[EMBOSS] Coderet

Tue Jan 27 01:17:37 UTC 2004

Thanks for the replies, I have tried a number of the -osformat options
before I posted my original request. What I was hoping to find out was how
to replicate the NCBI output. The current -osformat ncbi option seems to
replicate NCBI's cds output in fasta format only and does not replicate the
descriptor line very well. I was thinking that as the file usually comes
from an NCBI flat file that it would be good if the output resembled the
NCBI output that is provided on the web (cds links and eutils) to allow
sequences from both the net and coderet to be combined in the same fasta
file. I have not done any programming in c++ so I was hoping that someone
might be able how to suggest how I can get the output from coderet to
resemble that of NCBI's

I think it could be done by parsing the sections in BOLD from the first few lines of the feature table.

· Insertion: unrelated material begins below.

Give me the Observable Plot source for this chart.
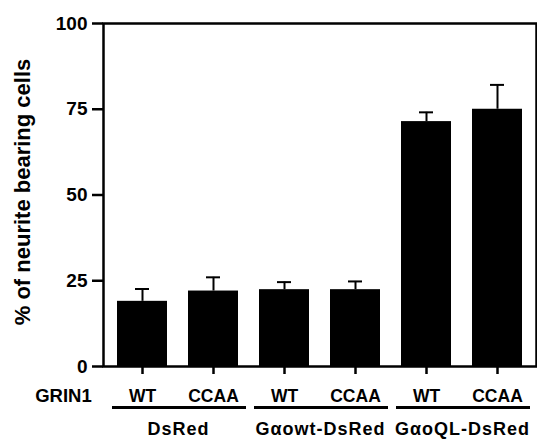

LOCUS       NM_000367               2742 bp    mRNA    linear   PRI
31-OCT-2000
DEFINITION  Homo sapiens thiopurine S-methyltransferase (TPMT), mRNA.
ACCESSION   NM_000367
VERSION     NM_000367.1  GI:4507652
KEYWORDS    .
SOURCE      Homo sapiens (human)

ie)

>gi|4507652 Homo sapiens thiopurine S-methyltransferase (TPMT), mRNA
ATGGATGGTACAAGAACTTCACTTGACATTGAAGAGTACTCGGATACTGAGGTACAGAAA
AACCAAGTACTAACTCTGGAAGAATGGCAAGACAAGTGGGTGAACGGCAAGACTGCTTTT

Does anyone know if this already exists in a coderet option or how I would
be able to modfiy this in the original script?

Thanks

Sean MacEachern

David.Bauer at SCHERING.DE on 23/01/2004 06:16:00 PM

To:    henrikki.almusa at helsinki.fi
cc:    emboss at embnet.org, Sean.Maceachern at dpi.vic.gov.au

Subject:    Re: [EMBOSS] Coderet

Hi,

the problem is that -osformat ncbi with coderet creates the NCBI pipe
notation but it does not parse the GI number from the CDS feature.
I think it's a good idea to transfer more tags from the CDS feature into
the ID line of coderet.
I'm not sure if /gene, /protein_id and /product are mandatory for CDS.
But if they are there it would be nice to transfer them into the
description of the extracted cds and/or mRNA sequence.

David.

                      Henrikki Almusa
                      <henrikki.almusa at h
                      elsinki.fi>                An:
                      Sean.Maceachern at dpi.vic.gov.au
                      Gesendet von:              Kopie:   emboss at embnet.org
                      owner-emboss at hgmp.         Thema:   Re: [EMBOSS]
                      Coderet
                      mrc.ac.uk

                      23.01.04 07:36

On Friday 23 January 2004 07:42, Sean.Maceachern at dpi.vic.gov.au wrote:
> Hello,
>
> I am trying to use coderet to extract cds from some genbank flat files. I
> am running into a problem regarding the desriptor line in the output
fasta
> files.
>
> eg)
>
> >nm_000367_cds_1
> ATGGATGGTACAAGAACTTCACTTGACATTGAAGAGTACTCGGATACTGAGGTACAGAAA
> AACCAAGTACTAACTCTGGAAGAATGGCAAGACAAGTGGGTGAACGGCAAGACTGCTTTT
>
> I was hoping someone would be able to tell me how I can change the
> descriptor line from the generic output above (nm_000367_cds_1) to
include
> the GI : ID form the
> flat file? I also think it would be a good idea if the id could be
followed
> by a definition line to make the output more closely resemble the output
> from NCBI.

You can change the sequence format with -osformat option (in all emboss
programs which outputs sequences). Probably the right format is "ncbi". If
it
isn't read the page on emboss web site in User Documantation -> Sequence
format. That will list all available formats.

Here to help,
--
Henrikki Almusa